%%
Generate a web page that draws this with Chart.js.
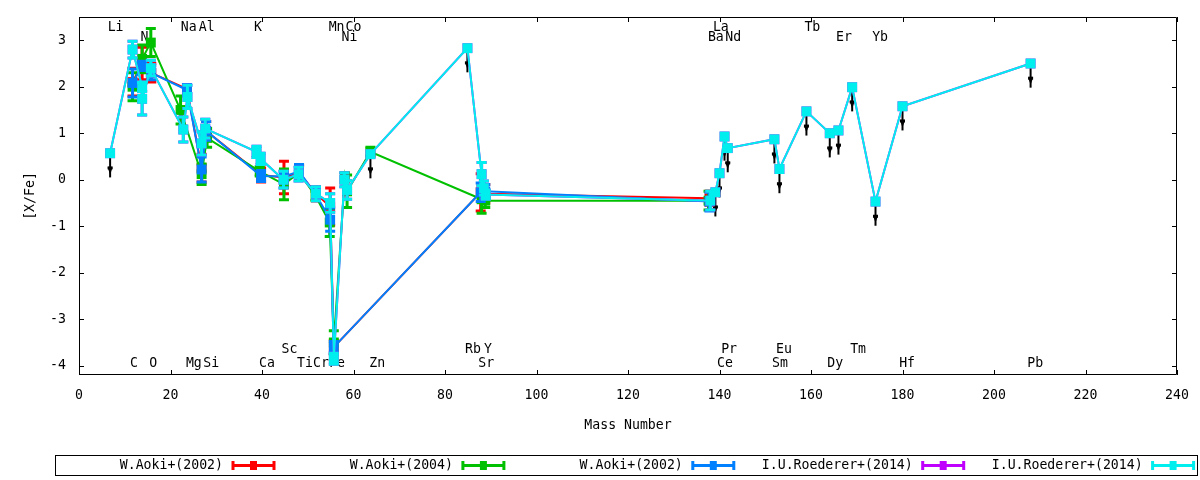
<!DOCTYPE html>
<html>
<head>
<meta charset="utf-8">
<title>[X/Fe] vs Mass Number</title>
<script src="https://cdn.jsdelivr.net/npm/chart.js@4.4.1/dist/chart.umd.min.js"></script>
<style>
  html, body { margin: 0; padding: 0; background: #fff; }
  #chart { display: block; }
</style>
</head>
<body>
<canvas id="chart" width="1200" height="480"></canvas>
<script>
const xTicks = [0, 20, 40, 60, 80, 100, 120, 140, 160, 180, 200, 220, 240];
const yTicks = [-4, -3, -2, -1, 0, 1, 2, 3];

// W.Aoki+(2002), first set (red)
const aoki02aMass = [11.7, 13.8, 15.8, 23.6, 26.8, 27.8, 39.8, 44.8, 48.1, 51.8, 54.9, 55.7, 87.8, 88.8, 137.8];
const aoki02aVal  = [2.1, 2.5, 2.3, 1.95, 0.25, 1.05, 0.1, 0.05, 0.15, -0.3, -0.58, -3.6, -0.27, -0.3, -0.4];
const aoki02aErr  = [0.3, 0.35, 0.2, 0.1, 0.3, 0.2, 0.15, 0.35, 0.15, 0.15, 0.4, 0.15, 0.4, 0.2, 0.15];

// W.Aoki+(2004) (green)
const aoki04Mass = [11.7, 13.8, 15.7, 22.2, 26.8, 28.0, 39.5, 44.8, 48.1, 51.7, 54.8, 55.7, 58.1, 58.6, 63.7, 88.0, 88.8, 137.6];
const aoki04Val  = [2.0, 2.6, 2.95, 1.5, 0.12, 0.9, 0.18, -0.1, 0.15, -0.35, -0.92, -3.5, 0.05, -0.25, 0.6, -0.42, -0.45, -0.45];
const aoki04Err  = [0.3, 0.3, 0.3, 0.3, 0.22, 0.2, 0.1, 0.33, 0.15, 0.1, 0.3, 0.25, 0.1, 0.35, 0.1, 0.3, 0.15, 0.2];

// W.Aoki+(2002), second set (blue)
const aoki02bMass = [11.7, 13.8, 15.8, 23.6, 26.8, 27.8, 39.8, 44.8, 48.1, 51.8, 54.9, 55.7, 87.8, 88.8, 137.8];
const aoki02bVal  = [2.08, 2.45, 2.3, 1.93, 0.22, 1.05, 0.08, 0.07, 0.18, -0.32, -0.86, -3.6, -0.27, -0.25, -0.47];
const aoki02bErr  = [0.3, 0.1, 0.15, 0.12, 0.27, 0.2, 0.12, 0.1, 0.15, 0.12, 0.25, 0.12, 0.2, 0.15, 0.2];

// I.U.Roederer+(2014); limit = 1 marks an upper limit (black arrow)
const roedererMass  = [6.8, 11.7, 13.8, 13.8, 15.7, 22.8, 23.7, 26.8, 27.6, 38.8, 39.7, 44.7, 48.0, 51.8, 54.9, 55.7, 58.0, 58.6, 63.7,
                       84.9, 88.0, 88.5, 88.9, 138.0, 139.1, 140.0, 141.1, 141.8, 152.0, 153.1, 159.0, 164.1, 166.0, 169.0, 174.1, 180.0, 208.0];
const roedererVal   = [0.57, 2.8, 2.0, 1.74, 2.4, 1.08, 1.78, 0.78, 1.1, 0.6, 0.45, 0.0, 0.12, -0.3, -0.5, -3.85, 0.0, -0.22, 0.55,
                       2.83, 0.12, -0.18, -0.32, -0.45, -0.27, 0.14, 0.93, 0.68, 0.87, 0.23, 1.47, 1.0, 1.06, 1.99, -0.47, 1.58, 2.5];
const roedererErr   = [0, 0.18, 0.1, 0.35, 0.17, 0.27, 0.25, 0.25, 0.2, 0.12, 0.12, 0.18, 0.15, 0.15, 0.2, 0.12, 0.15, 0.2, 0,
                       0, 0.25, 0.15, 0.1, 0.2, 0, 0, 0, 0, 0, 0, 0, 0, 0, 0, 0, 0, 0];
const roedererLimit = [1, 0, 0, 0, 0, 0, 0, 0, 0, 0, 0, 0, 0, 0, 0, 0, 0, 0, 1,
                       1, 0, 0, 0, 0, 1, 1, 1, 1, 1, 1, 1, 1, 1, 1, 1, 1, 1];

// element name annotations, in data coordinates
const elementNames = ['Li', 'Na', 'Al', 'K', 'Mn', 'Co', 'La', 'Tb',
                      'N', 'Ni', 'Ba', 'Nd', 'Er', 'Yb',
                      'Sc', 'Rb', 'Y', 'Pr', 'Eu', 'Tm',
                      'C', 'O', 'Mg', 'Si', 'Ca', 'Ti', 'Cr', 'Fe', 'Zn', 'Sr', 'Ce', 'Sm', 'Dy', 'Hf', 'Pb'];
const elementX = [8.0, 24.0, 27.9, 39.1, 56.3, 60.0, 140.3, 160.3,
                  14.3, 59.1, 139.2, 143.0, 167.2, 175.1,
                  46.0, 86.1, 89.4, 142.1, 154.1, 170.3,
                  12.0, 16.2, 25.1, 28.9, 41.1, 49.4, 52.9, 56.4, 65.2, 89.0, 141.2, 153.2, 165.3, 181.0, 209.0];
const elementY = [3.27, 3.27, 3.27, 3.27, 3.27, 3.27, 3.27, 3.27,
                  3.05, 3.05, 3.05, 3.05, 3.05, 3.05,
                  -3.65, -3.65, -3.65, -3.65, -3.65, -3.65,
                  -3.96, -3.96, -3.96, -3.96, -3.96, -3.96, -3.96, -3.96, -3.96, -3.96, -3.96, -3.96, -3.96, -3.96, -3.96];

const FONT = '"DejaVu Sans Mono", "Liberation Mono", monospace';
const font = { family: FONT, size: 13.2 };

function series (label, color, mass, val, err, order) {
  return {
    label,
    data: mass.map((m, i) => ({ x: m, y: val[i] })),
    errors: err,
    borderColor: color,
    backgroundColor: color,
    pointBackgroundColor: color,
    borderWidth: 2,
    pointStyle: 'rect',
    pointRadius: 7,
    pointHoverRadius: 7,
    pointBorderWidth: 0,
    tension: 0,
    order
  };
}

const errorBars = {
  id: 'errorBars',
  beforeDatasetDraw (chart, args) {
    const ds = chart.data.datasets[args.index];
    if (!ds.errors) {
      return;
    }
    const { x, y } = chart.scales;
    const ctx = chart.ctx;
    ctx.save();
    ctx.strokeStyle = ds.borderColor;
    ctx.lineWidth = 3;
    ds.data.forEach((p, i) => {
      const e = ds.errors[i];
      if (!e) {
        return;
      }
      const px = x.getPixelForValue(p.x);
      const top = y.getPixelForValue(p.y + e);
      const bot = y.getPixelForValue(p.y - e);
      ctx.beginPath();
      ctx.moveTo(px, top);
      ctx.lineTo(px, bot);
      ctx.moveTo(px - 5, top);
      ctx.lineTo(px + 5, top);
      ctx.moveTo(px - 5, bot);
      ctx.lineTo(px + 5, bot);
      ctx.stroke();
    });
    ctx.restore();
  }
};

const backdrop = {
  id: 'backdrop',
  beforeDatasetsDraw (chart) {
    const { ctx, chartArea: a } = chart;
    const { x, y } = chart.scales;
    ctx.save();

    // element names (drawn under the data)
    ctx.fillStyle = '#000';
    ctx.font = '13.2px ' + FONT;
    ctx.textAlign = 'center';
    ctx.textBaseline = 'middle';
    elementNames.forEach((name, i) => {
      ctx.fillText(name, x.getPixelForValue(elementX[i]), y.getPixelForValue(elementY[i]));
    });

    // frame with inward ticks on all four sides
    ctx.strokeStyle = '#000';
    ctx.lineWidth = 1;
    ctx.beginPath();
    ctx.rect(Math.round(a.left) + 0.5, Math.round(a.top) + 0.5, Math.round(a.width) - 1, Math.round(a.height) - 1);
    x.ticks.forEach(t => {
      const px = Math.round(x.getPixelForValue(t.value)) + 0.5;
      ctx.moveTo(px, a.bottom);
      ctx.lineTo(px, a.bottom - 5);
      ctx.moveTo(px, a.top);
      ctx.lineTo(px, a.top + 5);
    });
    y.ticks.forEach(t => {
      const py = Math.round(y.getPixelForValue(t.value)) + 0.5;
      ctx.moveTo(a.left, py);
      ctx.lineTo(a.left + 5, py);
      ctx.moveTo(a.right, py);
      ctx.lineTo(a.right - 5, py);
    });
    ctx.stroke();

    // upper limits: black arrows pointing down
    ctx.strokeStyle = '#000';
    ctx.fillStyle = '#000';
    ctx.lineWidth = 2;
    roedererMass.forEach((m, i) => {
      if (!roedererLimit[i]) {
        return;
      }
      const px = x.getPixelForValue(m);
      const py = y.getPixelForValue(roedererVal[i]);
      const tip = y.getPixelForValue(roedererVal[i] - 0.52);
      ctx.beginPath();
      ctx.moveTo(px, py);
      ctx.lineTo(px, tip);
      ctx.stroke();
      ctx.beginPath();
      ctx.moveTo(px - 2.5, tip - 10);
      ctx.lineTo(px + 2.5, tip - 10);
      ctx.lineTo(px, tip - 3);
      ctx.closePath();
      ctx.fill();
      ctx.fillRect(px - 2.5, tip - 11, 5, 3);
    });
    ctx.restore();
  }
};

const keyBox = {
  id: 'keyBox',
  afterDraw (chart) {
    const ctx = chart.ctx;
    ctx.save();
    ctx.strokeStyle = '#000';
    ctx.lineWidth = 1;
    ctx.strokeRect(55.5, 455.5, 1142, 20);
    ctx.font = '13.2px ' + FONT;
    ctx.textAlign = 'right';
    ctx.textBaseline = 'middle';
    const cy = 465.5;
    chart.data.datasets.forEach((ds, i) => {
      const textEnd = 223 + 229.9 * i;
      ctx.fillStyle = '#000';
      ctx.fillText(ds.label, textEnd, cy);
      const x0 = textEnd + 10;
      const x1 = textEnd + 51;
      ctx.strokeStyle = ds.borderColor;
      ctx.fillStyle = ds.borderColor;
      ctx.lineWidth = 3;
      ctx.beginPath();
      ctx.moveTo(x0, cy);
      ctx.lineTo(x1, cy);
      ctx.moveTo(x0, cy - 4.5);
      ctx.lineTo(x0, cy + 4.5);
      ctx.moveTo(x1, cy - 4.5);
      ctx.lineTo(x1, cy + 4.5);
      ctx.stroke();
      ctx.fillRect((x0 + x1) / 2 - 3.5, cy - 4.5, 7, 9);
    });
    ctx.restore();
  }
};

new Chart(document.getElementById('chart'), {
  type: 'line',
  data: {
    datasets: [
      series('W.Aoki+(2002)', '#ff0000', aoki02aMass, aoki02aVal, aoki02aErr, 5),
      series('W.Aoki+(2004)', '#00c000', aoki04Mass, aoki04Val, aoki04Err, 4),
      series('W.Aoki+(2002)', '#0080ff', aoki02bMass, aoki02bVal, aoki02bErr, 3),
      series('I.U.Roederer+(2014)', '#c000ff', roedererMass, roedererVal, roedererErr, 2),
      series('I.U.Roederer+(2014)', '#00eeee', roedererMass, roedererVal, roedererErr, 1)
    ]
  },
  options: {
    responsive: false,
    animation: false,
    devicePixelRatio: 1,
    layout: { padding: { top: 17, right: 23, bottom: 47, left: 0 } },
    plugins: {
      legend: { display: false },
      tooltip: { enabled: false }
    },
    scales: {
      x: {
        type: 'linear',
        min: 0,
        max: 240,
        afterBuildTicks: scale => { scale.ticks = xTicks.map(v => ({ value: v })); },
        afterFit: scale => {
          scale.height = 58;
          scale.paddingLeft = 0;
          scale.paddingRight = 0;
        },
        grid: { display: false, drawTicks: false },
        border: { display: false },
        ticks: { padding: 13, color: '#000', font, maxRotation: 0, autoSkip: false },
        title: { display: true, text: 'Mass Number', color: '#000', font, padding: 0 }
      },
      y: {
        type: 'linear',
        min: -4.2,
        max: 3.5,
        afterBuildTicks: scale => { scale.ticks = yTicks.map(v => ({ value: v })); },
        afterFit: scale => {
          scale.width = 79;
          scale.paddingTop = 0;
          scale.paddingBottom = 0;
        },
        grid: { display: false, drawTicks: false },
        border: { display: false },
        ticks: { padding: 13, color: '#000', font, autoSkip: false },
        title: { display: true, text: '[X/Fe]', color: '#000', font, padding: { top: 22.6, bottom: 0 } }
      }
    }
  },
  plugins: [errorBars, backdrop, keyBox]
});
</script>
</body>
</html>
%%
[REQUIRED WORK] Exactly as they appear, print the lines of the listing above from its first line through the line that contains "0.2, 0.15, 0.2];", minus the pictures.

[WRITTEN SOLUTION]
Generate a web page that draws this with Chart.js.
<!DOCTYPE html>
<html>
<head>
<meta charset="utf-8">
<title>[X/Fe] vs Mass Number</title>
<script src="https://cdn.jsdelivr.net/npm/chart.js@4.4.1/dist/chart.umd.min.js"></script>
<style>
  html, body { margin: 0; padding: 0; background: #fff; }
  #chart { display: block; }
</style>
</head>
<body>
<canvas id="chart" width="1200" height="480"></canvas>
<script>
const xTicks = [0, 20, 40, 60, 80, 100, 120, 140, 160, 180, 200, 220, 240];
const yTicks = [-4, -3, -2, -1, 0, 1, 2, 3];

// W.Aoki+(2002), first set (red)
const aoki02aMass = [11.7, 13.8, 15.8, 23.6, 26.8, 27.8, 39.8, 44.8, 48.1, 51.8, 54.9, 55.7, 87.8, 88.8, 137.8];
const aoki02aVal  = [2.1, 2.5, 2.3, 1.95, 0.25, 1.05, 0.1, 0.05, 0.15, -0.3, -0.58, -3.6, -0.27, -0.3, -0.4];
const aoki02aErr  = [0.3, 0.35, 0.2, 0.1, 0.3, 0.2, 0.15, 0.35, 0.15, 0.15, 0.4, 0.15, 0.4, 0.2, 0.15];

// W.Aoki+(2004) (green)
const aoki04Mass = [11.7, 13.8, 15.7, 22.2, 26.8, 28.0, 39.5, 44.8, 48.1, 51.7, 54.8, 55.7, 58.1, 58.6, 63.7, 88.0, 88.8, 137.6];
const aoki04Val  = [2.0, 2.6, 2.95, 1.5, 0.12, 0.9, 0.18, -0.1, 0.15, -0.35, -0.92, -3.5, 0.05, -0.25, 0.6, -0.42, -0.45, -0.45];
const aoki04Err  = [0.3, 0.3, 0.3, 0.3, 0.22, 0.2, 0.1, 0.33, 0.15, 0.1, 0.3, 0.25, 0.1, 0.35, 0.1, 0.3, 0.15, 0.2];

// W.Aoki+(2002), second set (blue)
const aoki02bMass = [11.7, 13.8, 15.8, 23.6, 26.8, 27.8, 39.8, 44.8, 48.1, 51.8, 54.9, 55.7, 87.8, 88.8, 137.8];
const aoki02bVal  = [2.08, 2.45, 2.3, 1.93, 0.22, 1.05, 0.08, 0.07, 0.18, -0.32, -0.86, -3.6, -0.27, -0.25, -0.47];
const aoki02bErr  = [0.3, 0.1, 0.15, 0.12, 0.27, 0.2, 0.12, 0.1, 0.15, 0.12, 0.25, 0.12, 0.2, 0.15, 0.2];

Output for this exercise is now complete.